• Data rows:
>> START

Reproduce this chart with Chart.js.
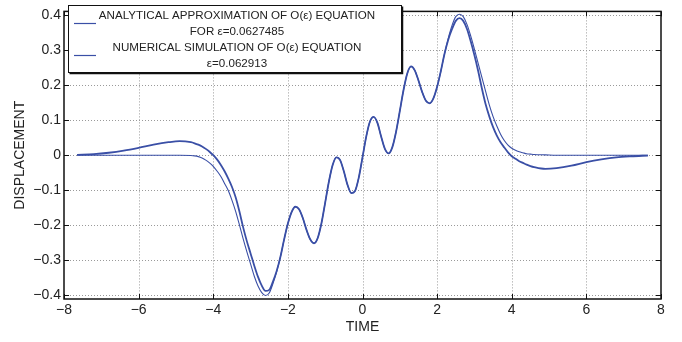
<!DOCTYPE html>
<html>
<head>
<meta charset="utf-8">
<script src="https://cdn.jsdelivr.net/npm/chart.js@4.4.1/dist/chart.umd.min.js"></script>
<style>
  html, body { margin: 0; padding: 0; background: #fff; }
  #wrap { width: 682px; height: 342px; }
</style>
</head>
<body>
<div id="wrap"><canvas id="displacementChart" width="682" height="342"></canvas></div>
<script>
// time samples (shared by both curves)
const timeValues = [
  -7.65, -7.2, -6.8, -6.4, -6.0, -5.6, -5.2, -4.9,
  -4.6, -4.5, -4.4, -4.3, -4.2, -4.1, -4.0, -3.9, -3.8, -3.7,
  -3.6, -3.5, -3.4, -3.3, -3.2, -3.1, -3.0, -2.9, -2.8, -2.7,
  -2.6, -2.5, -2.4, -2.3, -2.2, -2.1, -2.0, -1.9, -1.8, -1.7,
  -1.6, -1.5, -1.4, -1.3, -1.2, -1.1, -1.0, -0.9, -0.8, -0.7,
  -0.6, -0.5, -0.4, -0.3, -0.2, -0.1, 0.0, 0.1, 0.2, 0.3,
  0.4, 0.5, 0.6, 0.7, 0.8, 0.9, 1.0, 1.1, 1.2, 1.3,
  1.4, 1.5, 1.6, 1.7, 1.8, 1.9, 2.0, 2.1, 2.2, 2.3,
  2.4, 2.5, 2.6, 2.7, 2.8, 2.9, 3.0, 3.1, 3.2, 3.3,
  3.4, 3.5, 3.6, 3.7, 3.8, 3.9, 4.0, 4.1, 4.2, 4.3,
  4.4, 4.5, 4.6,
  4.9, 5.2, 5.6, 6.0, 6.4, 6.8, 7.2, 7.65
];

const analyticalValues = [
  0.001, 0.003, 0.007, 0.013, 0.021, 0.030, 0.037, 0.040,
  0.037, 0.034, 0.030, 0.025, 0.018, 0.010, 0.0, -0.012, -0.027, -0.045,
  -0.066, -0.09, -0.12, -0.16, -0.205, -0.245, -0.28, -0.315, -0.347, -0.372,
  -0.387, -0.384, -0.36, -0.33, -0.29, -0.24, -0.195, -0.162, -0.147, -0.154,
  -0.179, -0.213, -0.240, -0.251, -0.236, -0.194, -0.135, -0.075, -0.028, -0.006,
  -0.014, -0.046, -0.085, -0.108, -0.102, -0.064, -0.006, 0.053, 0.096, 0.109,
  0.092, 0.053, 0.018, 0.005, 0.023, 0.067, 0.126, 0.186, 0.233, 0.253,
  0.242, 0.213, 0.180, 0.155, 0.148, 0.162, 0.195, 0.24, 0.29, 0.33,
  0.36, 0.383, 0.391, 0.383, 0.36, 0.325, 0.285, 0.24, 0.19, 0.145,
  0.11, 0.08, 0.056, 0.037, 0.022, 0.008, -0.003, -0.01, -0.017, -0.022,
  -0.027, -0.031, -0.034,
  -0.039, -0.037, -0.030, -0.020, -0.012, -0.006, -0.003, -0.001
];

const numericalValues = [
  0, 0, 0, 0, 0, 0, 0, 0,
  -0.001, -0.002, -0.004, -0.008, -0.014, -0.022, -0.032, -0.045, -0.06, -0.08,
  -0.10, -0.128, -0.16, -0.198, -0.238, -0.275, -0.31, -0.345, -0.373, -0.392,
  -0.400, -0.393, -0.366, -0.332, -0.29, -0.24, -0.195, -0.162, -0.147, -0.154,
  -0.179, -0.213, -0.240, -0.251, -0.236, -0.194, -0.135, -0.075, -0.028, -0.006,
  -0.014, -0.046, -0.085, -0.108, -0.102, -0.064, -0.006, 0.053, 0.096, 0.109,
  0.092, 0.053, 0.018, 0.005, 0.023, 0.067, 0.126, 0.186, 0.233, 0.253,
  0.242, 0.213, 0.180, 0.155, 0.148, 0.162, 0.195, 0.24, 0.29, 0.334,
  0.37, 0.395, 0.402, 0.395, 0.373, 0.34, 0.302, 0.262, 0.222, 0.182,
  0.143, 0.11, 0.083, 0.06, 0.042, 0.029, 0.02, 0.014, 0.01, 0.007,
  0.004, 0.003, 0.002,
  0.001, 0, 0, 0, 0, 0, 0, 0
];

const xTicks = [-8, -6, -4, -2, 0, 2, 4, 6, 8];
const yTicks = [-0.4, -0.3, -0.2, -0.1, 0, 0.1, 0.2, 0.3, 0.4];

const legendLines = [
  ['ANALYTICAL APPROXIMATION OF O(\u03b5) EQUATION', 'FOR \u03b5=0.0627485'],
  ['NUMERICAL SIMULATION OF O(\u03b5) EQUATION', '\u03b5=0.062913']
];

const lineColor = '#3a4fa6';
const textColor = '#222';
const fontFamily = '"Liberation Sans", Arial, Helvetica, sans-serif';

function fmt(v) {
  const s = String(Math.round(v * 10) / 10);
  return s.replace('-', '\u2212');
}

function toPoints(values) {
  return timeValues.map((t, i) => ({ x: t, y: values[i] }));
}

// dotted grid behind the curves
const dottedGrid = {
  id: 'dottedGrid',
  beforeDatasetsDraw(chart) {
    const { ctx, chartArea: a, scales } = chart;
    ctx.save();
    ctx.strokeStyle = '#9a9a9a';
    ctx.lineWidth = 1;
    ctx.setLineDash([1, 2]);
    ctx.beginPath();
    xTicks.slice(1, -1).forEach(v => {
      const px = Math.round(scales.x.getPixelForValue(v)) + 0.5;
      ctx.moveTo(px, a.top); ctx.lineTo(px, a.bottom);
    });
    yTicks.forEach(v => {
      const py = Math.round(scales.y.getPixelForValue(v)) + 0.5;
      ctx.moveTo(a.left, py); ctx.lineTo(a.right, py);
    });
    ctx.stroke();
    ctx.restore();
  }
};

// inner ticks + black frame, like the matlab box
const frameTicks = {
  id: 'frameTicks',
  afterDatasetsDraw(chart) {
    const { ctx, chartArea: a, scales } = chart;
    ctx.save();
    ctx.strokeStyle = '#111';
    ctx.lineWidth = 1;
    const len = 5;
    ctx.beginPath();
    xTicks.forEach(v => {
      const px = Math.round(scales.x.getPixelForValue(v)) + 0.5;
      ctx.moveTo(px, a.bottom); ctx.lineTo(px, a.bottom - len);
      ctx.moveTo(px, a.top); ctx.lineTo(px, a.top + len);
    });
    yTicks.forEach(v => {
      const py = Math.round(scales.y.getPixelForValue(v)) + 0.5;
      ctx.moveTo(a.left, py); ctx.lineTo(a.left + len, py);
      ctx.moveTo(a.right, py); ctx.lineTo(a.right - len, py);
    });
    ctx.stroke();
    ctx.lineWidth = 1.5;
    ctx.strokeRect(a.left, a.top, a.right - a.left, a.bottom - a.top);
    ctx.restore();
  }
};

// boxed legend with two-line centred entries
const boxLegend = {
  id: 'boxLegend',
  afterDraw(chart) {
    const { ctx } = chart;
    const bx = 68, by = 5, bw = 333, bh = 67;
    ctx.save();
    ctx.fillStyle = '#fff';
    ctx.fillRect(bx, by, bw, bh);
    ctx.strokeStyle = '#111';
    ctx.lineWidth = 1;
    ctx.strokeRect(bx + 0.5, by + 0.5, bw, bh);
    ctx.lineWidth = 1.5;
    ctx.beginPath();
    ctx.moveTo(bx + 1.5, by + bh + 1.5); ctx.lineTo(bx + bw + 1.5, by + bh + 1.5); ctx.lineTo(bx + bw + 1.5, by + 1.5);
    ctx.stroke();
    ctx.font = '11.6px ' + fontFamily;
    ctx.fillStyle = textColor;
    ctx.textAlign = 'center';
    ctx.textBaseline = 'middle';
    const cx = 237;
    chart.data.datasets.forEach((ds, i) => {
      const top = 16 + i * 32;
      ds.label.forEach((line, j) => ctx.fillText(line, cx, top + j * 16));
      ctx.strokeStyle = ds.borderColor;
      ctx.lineWidth = 1.2;
      ctx.beginPath();
      ctx.moveTo(74, top + 7.5); ctx.lineTo(96, top + 7.5);
      ctx.stroke();
    });
    ctx.restore();
  }
};

const ctx = document.getElementById('displacementChart').getContext('2d');
const displacementChart = new Chart(ctx, {
  type: 'line',
  data: {
    datasets: [
      {
        label: legendLines[0],
        data: toPoints(analyticalValues),
        borderColor: lineColor,
        borderWidth: 1.8,
        pointRadius: 0,
        fill: false,
        cubicInterpolationMode: 'monotone'
      },
      {
        label: legendLines[1],
        data: toPoints(numericalValues),
        borderColor: lineColor,
        borderWidth: 1.1,
        pointRadius: 0,
        fill: false,
        cubicInterpolationMode: 'monotone'
      }
    ]
  },
  options: {
    responsive: false,
    animation: false,
    layout: { padding: { top: 1, right: 21, left: 0, bottom: 0 } },
    plugins: {
      legend: { display: false },
      tooltip: { enabled: false }
    },
    scales: {
      x: {
        type: 'linear',
        min: -8,
        max: 8,
        afterBuildTicks: s => { s.ticks = xTicks.map(v => ({ value: v })); },
        afterFit: s => { s.height = 43; },
        grid: { display: true, drawOnChartArea: false, drawTicks: false },
        border: { display: false },
        ticks: {
          padding: 3,
          color: textColor,
          font: { family: fontFamily, size: 14 },
          callback: v => fmt(v)
        },
        title: {
          display: true,
          text: 'TIME',
          color: textColor,
          font: { family: fontFamily, size: 14 },
          padding: { top: 0, bottom: 6 }
        }
      },
      y: {
        min: -0.41,
        max: 0.41,
        afterBuildTicks: s => { s.ticks = yTicks.map(v => ({ value: v })); },
        afterFit: s => { s.width = 64; },
        grid: { display: true, drawOnChartArea: false, drawTicks: false },
        border: { display: false },
        ticks: {
          padding: 3,
          color: textColor,
          font: { family: fontFamily, size: 14 },
          callback: v => fmt(v)
        },
        title: {
          display: true,
          text: 'DISPLACEMENT',
          color: textColor,
          font: { family: fontFamily, size: 14 },
          padding: { top: 12, bottom: 0 }
        }
      }
    }
  },
  plugins: [dottedGrid, frameTicks, boxLegend]
});
</script>
</body>
</html>
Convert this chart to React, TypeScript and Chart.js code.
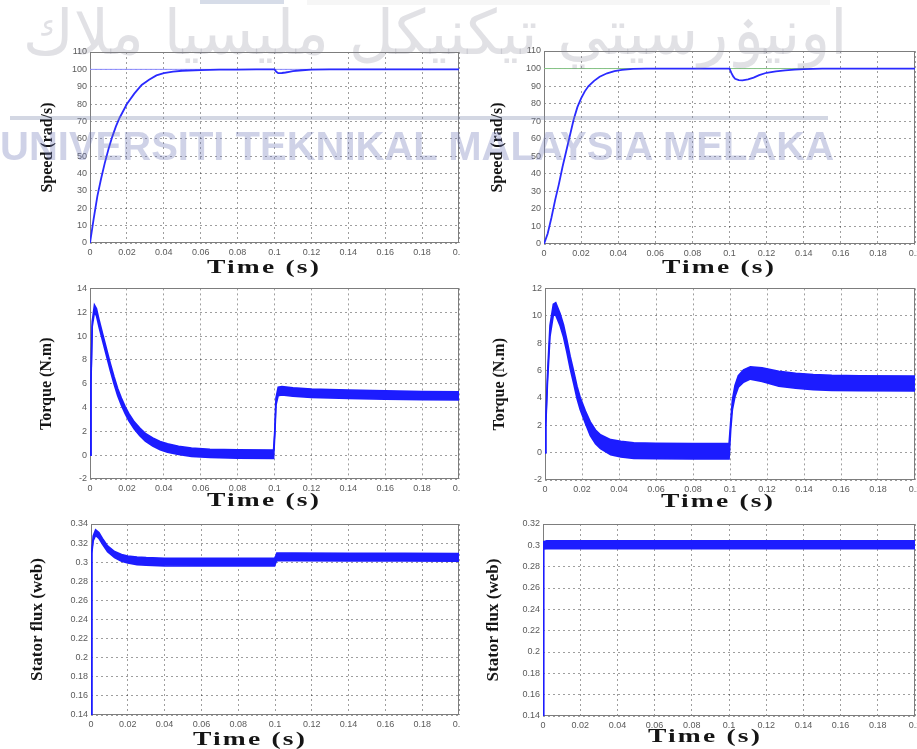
import React, { useEffect, useRef } from "react";
import { Chart, registerables } from "chart.js";

Chart.register(...registerables);

// ---- axis ticks ----
const timeTicks = [0, 0.02, 0.04, 0.06, 0.08, 0.1, 0.12, 0.14, 0.16, 0.18, 0.2];
const speedTicks = [0, 10, 20, 30, 40, 50, 60, 70, 80, 90, 100, 110];
const torqueTicksA = [-2, 0, 2, 4, 6, 8, 10, 12, 14];
const torqueTicksB = [-2, 0, 2, 4, 6, 8, 10, 12];
const fluxTicksA = [0.14, 0.16, 0.18, 0.2, 0.22, 0.24, 0.26, 0.28, 0.3, 0.32, 0.34];
const fluxTicksB = [0.14, 0.16, 0.18, 0.2, 0.22, 0.24, 0.26, 0.28, 0.3, 0.32];

const timeLabel = "Time (s)";
const speedLabel = "Speed (rad/s)";
const torqueLabel = "Torque (N.m)";
const fluxLabel = "Stator flux (web)";

// ---- speed (left: case A, right: case B) ----
const speedRef = 100;
const speedTimeA = [0, 0.002, 0.004, 0.006, 0.008, 0.01, 0.012, 0.014, 0.016, 0.018, 0.02, 0.024, 0.028, 0.032, 0.036, 0.04, 0.045, 0.05, 0.06, 0.07, 0.08, 0.09, 0.1, 0.101, 0.102, 0.104, 0.106, 0.108, 0.11, 0.115, 0.12, 0.13, 0.15, 0.2];
const speedA = [0, 14, 27, 37, 46, 54, 61, 67, 72, 76, 80, 86, 91, 94, 96.5, 97.8, 98.7, 99.2, 99.6, 99.8, 99.9, 100, 100, 98.6, 97.8, 97.9, 98.2, 98.6, 99.0, 99.5, 99.8, 100, 100, 100];
const speedTimeB = [0, 0.002, 0.004, 0.006, 0.008, 0.01, 0.012, 0.014, 0.016, 0.018, 0.02, 0.022, 0.024, 0.027, 0.03, 0.034, 0.038, 0.042, 0.048, 0.055, 0.1, 0.101, 0.102, 0.103, 0.105, 0.107, 0.11, 0.113, 0.116, 0.12, 0.125, 0.13, 0.135, 0.14, 0.15, 0.2];
const speedB = [0, 6, 15, 25, 34, 44, 53, 62, 71, 78, 83, 87, 90, 93, 95.3, 97.3, 98.5, 99.3, 99.8, 100, 100, 97.5, 95.5, 94.2, 93.4, 93.3, 93.8, 94.8, 96.2, 97.6, 98.4, 98.9, 99.4, 99.7, 100, 100];

// ---- electromagnetic torque: mean value and ripple half-width ----
const torqueTimeA = [0, 0.0005, 0.0012, 0.0024, 0.0035, 0.005, 0.007, 0.009, 0.011, 0.013, 0.015, 0.017, 0.019, 0.021, 0.024, 0.027, 0.03, 0.034, 0.038, 0.042, 0.048, 0.055, 0.065, 0.08, 0.0995, 0.1002, 0.1008, 0.102, 0.104, 0.11, 0.12, 0.14, 0.16, 0.18, 0.2];
const torqueA = [0, 6, 11, 12.3, 12.0, 11.0, 9.8, 8.6, 7.4, 6.3, 5.3, 4.5, 3.8, 3.2, 2.5, 1.95, 1.5, 1.1, 0.8, 0.6, 0.4, 0.25, 0.15, 0.1, 0.08, 2.0, 4.5, 5.35, 5.4, 5.3, 5.2, 5.12, 5.05, 5.0, 4.98];
const torqueRippleA = [0, 0.1, 0.2, 0.3, 0.3, 0.3, 0.3, 0.3, 0.3, 0.3, 0.3, 0.3, 0.3, 0.3, 0.3, 0.32, 0.33, 0.34, 0.35, 0.35, 0.35, 0.35, 0.35, 0.35, 0.35, 0.2, 0.3, 0.35, 0.35, 0.35, 0.35, 0.35, 0.35, 0.35, 0.35];
const torqueTimeB = [0, 0.0004, 0.0013, 0.0027, 0.0045, 0.0058, 0.0082, 0.01, 0.0118, 0.0136, 0.0155, 0.0173, 0.019, 0.0218, 0.0245, 0.0273, 0.03, 0.0355, 0.041, 0.048, 0.06, 0.08, 0.0995, 0.1004, 0.1013, 0.1027, 0.1045, 0.1073, 0.111, 0.1173, 0.1264, 0.1355, 0.145, 0.155, 0.17, 0.2];
const torqueB = [0, 2.0, 5.3, 8.9, 10.45, 10.5, 9.7, 8.9, 7.8, 6.6, 5.5, 4.4, 3.6, 2.6, 1.75, 1.15, 0.8, 0.4, 0.25, 0.15, 0.12, 0.1, 0.1, 2.0, 3.5, 4.5, 5.2, 5.6, 5.82, 5.7, 5.4, 5.25, 5.15, 5.1, 5.07, 5.05];
const torqueRippleB = [0, 0.1, 0.3, 0.4, 0.4, 0.45, 0.45, 0.45, 0.45, 0.45, 0.45, 0.45, 0.45, 0.45, 0.5, 0.5, 0.5, 0.55, 0.57, 0.57, 0.57, 0.57, 0.57, 0.3, 0.35, 0.4, 0.42, 0.45, 0.45, 0.5, 0.55, 0.55, 0.55, 0.55, 0.55, 0.55];

// ---- stator flux magnitude: mean value and ripple half-width ----
const fluxTimeA = [0, 0.0004, 0.0012, 0.0025, 0.0043, 0.0062, 0.009, 0.0128, 0.0166, 0.02, 0.025, 0.03, 0.04, 0.06, 0.08, 0.0998, 0.1005, 0.101, 0.11, 0.14, 0.17, 0.2];
const fluxA = [0, 0.31, 0.325, 0.331, 0.328, 0.322, 0.314, 0.308, 0.3045, 0.3028, 0.3015, 0.3008, 0.3002, 0.3, 0.3, 0.3, 0.3035, 0.3055, 0.3057, 0.3054, 0.3052, 0.305];
const fluxRippleA = [0, 0.001, 0.0025, 0.003, 0.003, 0.003, 0.003, 0.0032, 0.0035, 0.0037, 0.004, 0.004, 0.004, 0.004, 0.004, 0.004, 0.0035, 0.004, 0.004, 0.004, 0.004, 0.004];
const fluxTimeB = [0, 0.0003, 0.002, 0.05, 0.1, 0.15, 0.2];
const fluxB = [0, 0.3, 0.3005, 0.3005, 0.3005, 0.3005, 0.3005];
const fluxRippleB = [0, 0.0035, 0.0037, 0.0037, 0.0037, 0.0037, 0.0037];

const BLUE = "#1c1cff";
const SERIF = '"Liberation Serif", "Times New Roman", serif';
const SANS = '"Liberation Sans", Arial, sans-serif';

type XY = { x: number; y: number };
const pts = (t: number[], v: number[]): XY[] => t.map((x, i) => ({ x, y: v[i] }));

// trace with switching ripple, drawn as a filled envelope
function rippleBand(t: number[], v: number[], r: number[]) {
  return [
    {
      data: t.map((x, i) => ({ x, y: v[i] + r[i] })),
      borderColor: BLUE,
      backgroundColor: BLUE,
      borderWidth: 1.6,
      fill: "+1",
    },
    {
      data: t.map((x, i) => ({ x, y: v[i] - r[i] })),
      borderColor: BLUE,
      backgroundColor: BLUE,
      borderWidth: 1.6,
      fill: false,
    },
  ];
}

function speedTraces(t: number[], v: number[], refColor: string) {
  return [
    { data: pts(t, v), borderColor: "#2a2aff", borderWidth: 1.8, fill: false },
    {
      data: [
        { x: 0, y: speedRef },
        { x: 0.2, y: speedRef },
      ],
      borderColor: refColor,
      borderWidth: 1,
      fill: false,
    },
  ];
}

type Panel = {
  id: string;
  col: 0 | 1;
  box: { left: number; top: number; width: number; height: number };
  area: { l: number; t: number; r: number; b: number };
  yTicks: number[];
  yLabel: string;
  yLabelX: number;
  yFont: number;
  timeX: number;
  timeY: number;
  datasets: any[];
};

const panels: Panel[] = [
  {
    id: "speedA", col: 0,
    box: { left: 0, top: 40, width: 470, height: 245 },
    area: { l: 90, t: 52, r: 459, b: 243 },
    yTicks: speedTicks, yLabel: speedLabel, yLabelX: 48, yFont: 16,
    timeX: 264, timeY: 268,
    datasets: speedTraces(speedTimeA, speedA, "#8a8aff"),
  },
  {
    id: "speedB", col: 1,
    box: { left: 460, top: 40, width: 470, height: 245 },
    area: { l: 544, t: 51, r: 915, b: 244 },
    yTicks: speedTicks, yLabel: speedLabel, yLabelX: 498, yFont: 16,
    timeX: 719, timeY: 268,
    datasets: speedTraces(speedTimeB, speedB, "#86c486"),
  },
  {
    id: "torqueA", col: 0,
    box: { left: 0, top: 280, width: 470, height: 235 },
    area: { l: 90, t: 286, r: 459, b: 479 },
    yTicks: torqueTicksA, yLabel: torqueLabel, yLabelX: 47, yFont: 16,
    timeX: 264, timeY: 501,
    datasets: rippleBand(torqueTimeA, torqueA, torqueRippleA),
  },
  {
    id: "torqueB", col: 1,
    box: { left: 460, top: 280, width: 470, height: 235 },
    area: { l: 545, t: 287, r: 915, b: 480 },
    yTicks: torqueTicksB, yLabel: torqueLabel, yLabelX: 500, yFont: 16,
    timeX: 718, timeY: 502,
    datasets: rippleBand(torqueTimeB, torqueB, torqueRippleB),
  },
  {
    id: "fluxA", col: 0,
    box: { left: 0, top: 515, width: 470, height: 234 },
    area: { l: 91, t: 524, r: 459, b: 715 },
    yTicks: fluxTicksA, yLabel: fluxLabel, yLabelX: 38, yFont: 17,
    timeX: 250, timeY: 740,
    datasets: rippleBand(fluxTimeA, fluxA, fluxRippleA),
  },
  {
    id: "fluxB", col: 1,
    box: { left: 460, top: 515, width: 470, height: 234 },
    area: { l: 543, t: 524, r: 915, b: 716 },
    yTicks: fluxTicksB, yLabel: fluxLabel, yLabelX: 494, yFont: 17,
    timeX: 705, timeY: 737,
    datasets: rippleBand(fluxTimeB, fluxB, fluxRippleB),
  },
];

// solid box around the plotting area
const framePlugin = {
  id: "frame",
  beforeDatasetsDraw(chart: any) {
    const { ctx, chartArea: a } = chart;
    ctx.save();
    ctx.strokeStyle = "#7d7d7d";
    ctx.lineWidth = 1;
    ctx.strokeRect(
      Math.round(a.left) + 0.5,
      Math.round(a.top) + 0.5,
      Math.round(a.right - a.left) - 1,
      Math.round(a.bottom - a.top) - 1
    );
    ctx.restore();
  },
};

// wide serif "Time (s)" caption under each time axis
const timeCaptionPlugin = {
  id: "timeCaption",
  afterDraw(chart: any, _args: any, opts: any) {
    const ctx = chart.ctx;
    ctx.save();
    ctx.font = `bold 19px ${SERIF}`;
    ctx.fillStyle = "#151515";
    ctx.textAlign = "center";
    ctx.textBaseline = "middle";
    ctx.translate(opts.x, opts.y);
    ctx.scale(1.45, 1);
    (ctx as any).letterSpacing = "1.5px";
    ctx.fillText(opts.text, 0, 0);
    ctx.restore();
  },
};

function buildConfig(p: Panel): any {
  const { box, area } = p;
  const yMin = p.yTicks[0];
  const yMax = p.yTicks[p.yTicks.length - 1];
  const lineHeight = p.yFont * 1.2;
  const tickFont = { family: SANS, size: 9 };
  const grid = { color: "rgba(0,0,0,0.38)", lineWidth: 1, drawTicks: false };
  const border = { display: false, dash: [2, 3] };
  return {
    type: "line",
    data: { datasets: p.datasets },
    plugins: [framePlugin, timeCaptionPlugin],
    options: {
      animation: false,
      responsive: false,
      maintainAspectRatio: false,
      devicePixelRatio: 1,
      parsing: false,
      normalized: true,
      layout: {
        padding: {
          left: 0,
          top: area.t - box.top,
          right: box.left + box.width - area.r,
          bottom: 0,
        },
      },
      elements: { point: { radius: 0 }, line: { tension: 0 } },
      plugins: {
        legend: { display: false },
        tooltip: { enabled: false },
        timeCaption: {
          text: timeLabel,
          x: p.timeX - box.left,
          y: p.timeY - box.top,
        },
      },
      scales: {
        x: {
          type: "linear",
          min: 0,
          max: 0.2,
          afterBuildTicks: (s: any) => {
            s.ticks = timeTicks.map((value) => ({ value }));
          },
          afterFit: (s: any) => {
            s.height = box.top + box.height - area.b;
          },
          ticks: {
            font: tickFont,
            color: "#5a5a5a",
            padding: 4,
            maxRotation: 0,
            autoSkip: false,
            callback: (v: number) => String(v),
          },
          grid,
          border,
        },
        y: {
          type: "linear",
          min: yMin,
          max: yMax,
          afterBuildTicks: (s: any) => {
            s.ticks = p.yTicks.map((value) => ({ value }));
          },
          afterFit: (s: any) => {
            s.width = area.l - box.left;
          },
          ticks: {
            font: tickFont,
            color: "#5a5a5a",
            padding: 3,
            autoSkip: false,
            callback: (v: number) => String(v),
          },
          grid,
          border,
          title: {
            display: true,
            text: p.yLabel,
            color: "#151515",
            font: { family: SERIF, size: p.yFont, weight: "bold" },
            padding: { top: p.yLabelX - box.left - lineHeight / 2, bottom: 0 },
          },
        },
      },
    },
  };
}

function PanelChart({ p }: { p: Panel }) {
  const ref = useRef<HTMLCanvasElement>(null);
  useEffect(() => {
    if (!ref.current) return;
    const chart = new Chart(ref.current, buildConfig(p));
    return () => chart.destroy();
  }, [p]);
  const colLeft = p.col === 0 ? 0 : 460;
  return (
    <canvas
      ref={ref}
      width={p.box.width}
      height={p.box.height}
      style={{
        position: "absolute",
        left: p.box.left - colLeft,
        top: p.box.top,
        width: p.box.width,
        height: p.box.height,
      }}
    />
  );
}

const jawiText = "اونيۏرسيتي تيكنيكل مليسيا ملاك";
const latinText = "UNIVERSITI TEKNIKAL MALAYSIA MELAKA";

export default function App() {
  const colStyle = (left: number, width: number): React.CSSProperties => ({
    position: "absolute",
    left,
    top: 0,
    width,
    height: 749,
    overflow: "hidden",
  });
  return (
    <div
      style={{
        position: "absolute",
        left: 0,
        top: 0,
        width: 917,
        height: 749,
        overflow: "hidden",
        background: "#ffffff",
      }}
    >
      <div style={colStyle(0, 460)}>
        {panels.filter((p) => p.col === 0).map((p) => (
          <PanelChart key={p.id} p={p} />
        ))}
      </div>
      <div style={colStyle(460, 457)}>
        {panels.filter((p) => p.col === 1).map((p) => (
          <PanelChart key={p.id} p={p} />
        ))}
      </div>

      {/* university watermark */}
      <div style={{ position: "absolute", inset: 0, pointerEvents: "none" }}>
        <div style={{ position: "absolute", left: 200, top: 0, width: 84, height: 4, background: "rgba(120,140,180,0.3)" }} />
        <div style={{ position: "absolute", left: 307, top: 0, width: 523, height: 5, background: "rgba(0,0,0,0.035)" }} />
        <div
          style={{
            position: "absolute",
            left: -5,
            top: -4,
            width: 880,
            textAlign: "center",
            direction: "rtl",
            whiteSpace: "nowrap",
            fontFamily: '"DejaVu Sans", sans-serif',
            fontSize: 62,
            color: "rgba(130,130,145,0.24)",
          }}
        >
          {jawiText}
        </div>
        <div style={{ position: "absolute", left: 10, top: 116, width: 818, height: 4, background: "rgba(130,140,175,0.35)" }} />
        <div
          style={{
            position: "absolute",
            left: 0,
            top: 123,
            whiteSpace: "nowrap",
            fontFamily: SANS,
            fontWeight: "bold",
            fontSize: 40,
            lineHeight: "46px",
            color: "rgba(105,115,180,0.32)",
          }}
        >
          {latinText}
        </div>
      </div>
    </div>
  );
}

>> END

• Written problem: In the records above, find the line with "Convert this chart" and the line with "99.7, 100, 100];", then restate word for word only those two lines and all lines between, omitting pictures.

• Full response:
Convert this chart to React, TypeScript and Chart.js code.
import React, { useEffect, useRef } from "react";
import { Chart, registerables } from "chart.js";

Chart.register(...registerables);

// ---- axis ticks ----
const timeTicks = [0, 0.02, 0.04, 0.06, 0.08, 0.1, 0.12, 0.14, 0.16, 0.18, 0.2];
const speedTicks = [0, 10, 20, 30, 40, 50, 60, 70, 80, 90, 100, 110];
const torqueTicksA = [-2, 0, 2, 4, 6, 8, 10, 12, 14];
const torqueTicksB = [-2, 0, 2, 4, 6, 8, 10, 12];
const fluxTicksA = [0.14, 0.16, 0.18, 0.2, 0.22, 0.24, 0.26, 0.28, 0.3, 0.32, 0.34];
const fluxTicksB = [0.14, 0.16, 0.18, 0.2, 0.22, 0.24, 0.26, 0.28, 0.3, 0.32];

const timeLabel = "Time (s)";
const speedLabel = "Speed (rad/s)";
const torqueLabel = "Torque (N.m)";
const fluxLabel = "Stator flux (web)";

// ---- speed (left: case A, right: case B) ----
const speedRef = 100;
const speedTimeA = [0, 0.002, 0.004, 0.006, 0.008, 0.01, 0.012, 0.014, 0.016, 0.018, 0.02, 0.024, 0.028, 0.032, 0.036, 0.04, 0.045, 0.05, 0.06, 0.07, 0.08, 0.09, 0.1, 0.101, 0.102, 0.104, 0.106, 0.108, 0.11, 0.115, 0.12, 0.13, 0.15, 0.2];
const speedA = [0, 14, 27, 37, 46, 54, 61, 67, 72, 76, 80, 86, 91, 94, 96.5, 97.8, 98.7, 99.2, 99.6, 99.8, 99.9, 100, 100, 98.6, 97.8, 97.9, 98.2, 98.6, 99.0, 99.5, 99.8, 100, 100, 100];
const speedTimeB = [0, 0.002, 0.004, 0.006, 0.008, 0.01, 0.012, 0.014, 0.016, 0.018, 0.02, 0.022, 0.024, 0.027, 0.03, 0.034, 0.038, 0.042, 0.048, 0.055, 0.1, 0.101, 0.102, 0.103, 0.105, 0.107, 0.11, 0.113, 0.116, 0.12, 0.125, 0.13, 0.135, 0.14, 0.15, 0.2];
const speedB = [0, 6, 15, 25, 34, 44, 53, 62, 71, 78, 83, 87, 90, 93, 95.3, 97.3, 98.5, 99.3, 99.8, 100, 100, 97.5, 95.5, 94.2, 93.4, 93.3, 93.8, 94.8, 96.2, 97.6, 98.4, 98.9, 99.4, 99.7, 100, 100];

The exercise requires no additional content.